Show that $\mathbf{I}(\mathbf{V}(x^n, y^m)) = \langle x, y \rangle$. Where $\mathbf{I}$ is the ideal, and $\mathbf{V}$ is the affine variety.
I'm not sure how to even begin on this one. I know that I need to show $\mathbf{I}(\mathbf{V}(x^n, y^m)) \subset \langle x, y \rangle$ and $\langle x, y \rangle \subset \mathbf{I}(\mathbf{V}(x^n, y^m))$.
If we start with $p \in \langle x, y \rangle$ then we know that
$$ p(x, y) = ax+by $$
vanishes at $(0, 0)$, for all $a, b \in \mathbb{R}\left[x, y\right]$.
Any hints would be appreciated ...
Here is an answer that doesn't use Hilbert's Nullstellensatz.
Let $P =(x_P, y_P) \in V(x^n, y^n)$. Since $x_P^n = y_P^n = 0$ and we're doing this computation over a field, it follows that $x_P = y_P = 0$. Thus, $V(x^n, y^n) = \{(0, 0)\}$ and $(x, y) \subset I(V(x^n, y^n))$.

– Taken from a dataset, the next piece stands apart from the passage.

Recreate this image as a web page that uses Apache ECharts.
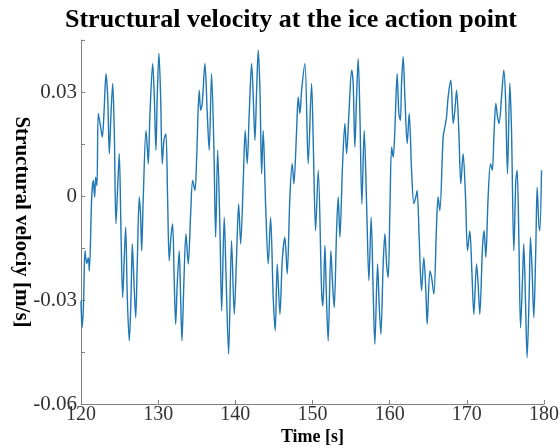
<!DOCTYPE html>
<html>
<head>
<meta charset="utf-8">
<script src="https://cdn.jsdelivr.net/npm/echarts@6/dist/echarts.min.js"></script>
<style>
  html, body { margin: 0; padding: 0; background: #fff; }
  #chart { width: 560px; height: 448px; }
</style>
</head>
<body>
<div id="chart"></div>
<script>
// Sampled time history of the structural velocity (time in s, velocity in m/s)
const time = [
  120.00, 120.13, 120.32, 120.52, 120.74, 120.95, 121.08, 121.39, 121.59, 121.77,
  121.90, 122.07, 122.24, 122.55, 122.76, 122.98, 123.24, 123.46, 123.67, 123.89,
  124.11, 124.31, 124.53, 124.75, 124.96, 125.18, 125.40, 125.61, 125.79, 126.00,
  126.26, 126.48, 126.65, 126.87, 127.09, 127.29, 127.55, 127.73, 127.86, 128.07,
  128.42, 128.59, 128.72, 128.94, 129.29, 129.50, 129.71, 129.88, 130.10, 130.32,
  130.53, 130.75, 131.00, 131.22, 131.43, 131.65, 131.87, 132.09, 132.27, 132.47,
  132.73, 132.91, 133.08, 133.34, 133.60, 133.90, 134.21, 134.47, 134.77, 134.99,
  135.32, 135.51, 135.71, 136.06, 136.36, 136.61, 136.92, 137.22, 137.45, 137.71,
  138.01, 138.23, 138.56, 138.78, 139.13, 139.51, 139.86, 140.14, 140.43, 140.69,
  141.03, 141.28, 141.54, 141.80, 142.11, 142.32, 142.54, 142.76, 142.97, 143.19,
  143.41, 143.61, 143.92, 144.26, 144.57, 144.91, 145.17, 145.43, 145.78, 146.08,
  146.42, 146.72, 147.07, 147.37, 147.59, 147.94, 148.15, 148.37, 148.59, 149.02,
  149.44, 149.88, 150.12, 150.40, 150.74, 151.18, 151.35, 151.61, 151.80, 152.03,
  152.38, 152.60, 152.81, 153.12, 153.33, 153.55, 153.90, 154.20, 154.42, 154.72,
  155.07, 155.27, 155.49, 155.71, 155.92, 156.14, 156.40, 156.70, 157.01, 157.31,
  157.60, 157.86, 158.08, 158.43, 158.64, 158.86, 159.16, 159.38, 159.60, 159.81,
  160.03, 160.25, 160.46, 160.67, 160.97, 161.19, 161.39, 161.54, 161.75, 161.97,
  162.27, 162.53, 162.84, 163.13, 163.39, 163.56, 163.82, 164.13, 164.43, 164.69,
  164.86, 165.21, 165.43, 165.73, 166.08, 166.28, 166.50, 166.93, 167.15, 167.37,
  167.58, 167.93, 168.23, 168.45, 168.67, 168.96, 169.22, 169.52, 169.83, 170.09,
  170.39, 170.65, 170.91, 171.26, 171.46, 171.68, 172.03, 172.24, 172.46, 172.76,
  173.07, 173.30, 173.54, 173.76, 173.98, 174.18, 174.50, 174.79, 175.01, 175.27,
  175.57, 175.79, 176.09, 176.35, 176.52, 176.74, 176.96, 177.21, 177.38, 177.60,
  177.81, 178.07, 178.25, 178.46, 178.68, 178.94, 179.11, 179.33, 179.46, 179.68
];
const velocity = [
  -0.0302, -0.0380, -0.0317, -0.0158, -0.0195, -0.0178, -0.0216, -0.0003, 0.0045, -0.0003,
  0.0054, 0.0030, 0.0238, 0.0199, 0.0170, 0.0239, 0.0353, 0.0286, 0.0122, 0.0239,
  0.0325, 0.0189, -0.0080, 0.0025, 0.0122, -0.0100, -0.0293, -0.0177, -0.0090, -0.0293,
  -0.0418, -0.0293, -0.0138, -0.0253, -0.0351, -0.0196, -0.0003, -0.0061, -0.0158, -0.0003,
  0.0189, 0.0141, 0.0093, 0.0238, 0.0382, 0.0286, 0.0132, 0.0286, 0.0411, 0.0286,
  0.0093, 0.0161, 0.0180, -0.0003, -0.0187, -0.0119, -0.0080, -0.0254, -0.0370, -0.0254,
  -0.0158, -0.0293, -0.0418, -0.0244, -0.0109, -0.0196, -0.0051, 0.0045, 0.0016, 0.0112,
  0.0305, 0.0247, 0.0267, 0.0382, 0.0239, 0.0132, 0.0353, 0.0141, -0.0119, 0.0132,
  -0.0100, -0.0331, -0.0061, -0.0216, -0.0456, -0.0129, -0.0341, -0.0187, -0.0023, -0.0138,
  0.0045, 0.0189, 0.0093, 0.0238, 0.0382, 0.0286, 0.0161, 0.0305, 0.0421, 0.0305,
  0.0064, 0.0189, -0.0023, -0.0196, -0.0061, -0.0293, -0.0389, -0.0196, -0.0341, -0.0187,
  -0.0119, -0.0225, -0.0003, 0.0093, 0.0035, 0.0189, 0.0286, 0.0238, 0.0305, 0.0382,
  0.0093, 0.0325, 0.0132, -0.0100, 0.0074, -0.0273, -0.0317, -0.0143, -0.0288, -0.0418,
  -0.0158, -0.0253, -0.0322, -0.0100, -0.0003, -0.0119, 0.0093, 0.0209, 0.0122, 0.0238,
  0.0363, 0.0325, 0.0141, 0.0286, 0.0397, 0.0238, -0.0023, 0.0189, -0.0023, -0.0244,
  -0.0061, -0.0273, -0.0428, -0.0196, -0.0312, -0.0399, -0.0196, -0.0109, -0.0196, -0.0235,
  -0.0042, 0.0141, 0.0112, 0.0189, 0.0353, 0.0238, 0.0218, 0.0325, 0.0402, 0.0286,
  0.0151, 0.0238, 0.0074, -0.0022, -0.0003, 0.0016, -0.0119, -0.0273, -0.0177, -0.0273,
  -0.0370, -0.0216, -0.0235, -0.0283, -0.0080, -0.0003, -0.0042, 0.0170, 0.0199, 0.0228,
  0.0286, 0.0334, 0.0209, 0.0247, 0.0305, 0.0189, 0.0035, 0.0122, -0.0003, -0.0158,
  -0.0100, -0.0216, -0.0341, -0.0196, -0.0253, -0.0341, -0.0148, -0.0100, -0.0177, -0.0003,
  0.0093, 0.0074, 0.0189, 0.0267, 0.0228, 0.0209, 0.0286, 0.0363, 0.0286, 0.0064,
  0.0325, 0.0189, -0.0158, 0.0045, 0.0074, -0.0119, -0.0380, -0.0244, -0.0138, -0.0302,
  -0.0466, -0.0293, -0.0119, -0.0216, -0.0351, -0.0148, 0.0025, -0.0080, -0.0100, 0.0074
];

// Axis ranges and labelled ticks
const xTicks = [120, 130, 140, 150, 160, 170, 180];
const yTickLabels = [-0.06, -0.03, 0, 0.03];

const serif = '"Liberation Serif", "Times New Roman", serif';
const axisGrey = '#808080';

const points = time.map((t, i) => [t, velocity[i]]);

const chart = echarts.init(document.getElementById('chart'), null, { renderer: 'canvas' });
chart.setOption({
  animation: false,
  backgroundColor: '#ffffff',
  title: {
    text: 'Structural velocity at the ice action point',
    left: 286,
    textAlign: 'center',
    top: 2,
    textStyle: { fontFamily: serif, fontWeight: 'bold', fontSize: 26, color: '#000' }
  },
  grid: { left: 81, right: 16, top: 40, bottom: 44, containLabel: false, outerBoundsMode: 'none' },
  xAxis: {
    type: 'value',
    min: xTicks[0],
    max: xTicks[xTicks.length - 1],
    interval: 10,
    name: 'Time [s]',
    nameLocation: 'middle',
    nameGap: 24,
    nameMoveOverlap: false,
    nameTextStyle: { fontFamily: serif, fontWeight: 'bold', fontSize: 18, color: '#000' },
    axisLine: { onZero: false, lineStyle: { color: axisGrey, width: 1 } },
    axisTick: { inside: true, length: 4, lineStyle: { color: axisGrey } },
    axisLabel: { fontFamily: serif, fontSize: 20, color: '#333', margin: 1 },
    splitLine: { show: false }
  },
  yAxis: {
    type: 'value',
    min: -0.06,
    max: 0.045,
    interval: 0.015,
    name: 'Structural velociy [m/s]',
    nameLocation: 'middle',
    nameGap: 49,
    nameMoveOverlap: false,
    nameRotate: -90,
    nameTextStyle: { fontFamily: serif, fontWeight: 'bold', fontSize: 21, color: '#000' },
    axisLine: { onZero: false, lineStyle: { color: axisGrey, width: 1 } },
    axisTick: { inside: true, length: 4, lineStyle: { color: axisGrey } },
    axisLabel: {
      fontFamily: serif, fontSize: 21, color: '#333', margin: 4,
      formatter: function (v) {
        const hit = yTickLabels.find(l => Math.abs(l - v) < 1e-9);
        if (hit === undefined) return '';
        return hit === 0 ? '0' : String(hit);
      }
    },
    splitLine: { show: false }
  },
  series: [{
    type: 'line',
    data: points,
    showSymbol: false,
    symbol: 'none',
    smooth: 0.3,
    lineStyle: { color: '#1f77b4', width: 1.4 },
    clip: true
  }]
});
</script>
</body>
</html>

Let $f \in I(V(x^n, y^n))$. By the polynomial division algorithm, we have $$ f(x, y) = xp(x, y) + q(y). $$
Since $f(0, 0) = 0$, we have $q(0) = 0$. It follows that $q \in (y)$. We conclude that $f \in (x, y)$ and $I(V(x^n, y^n)) \subset (x, y)$.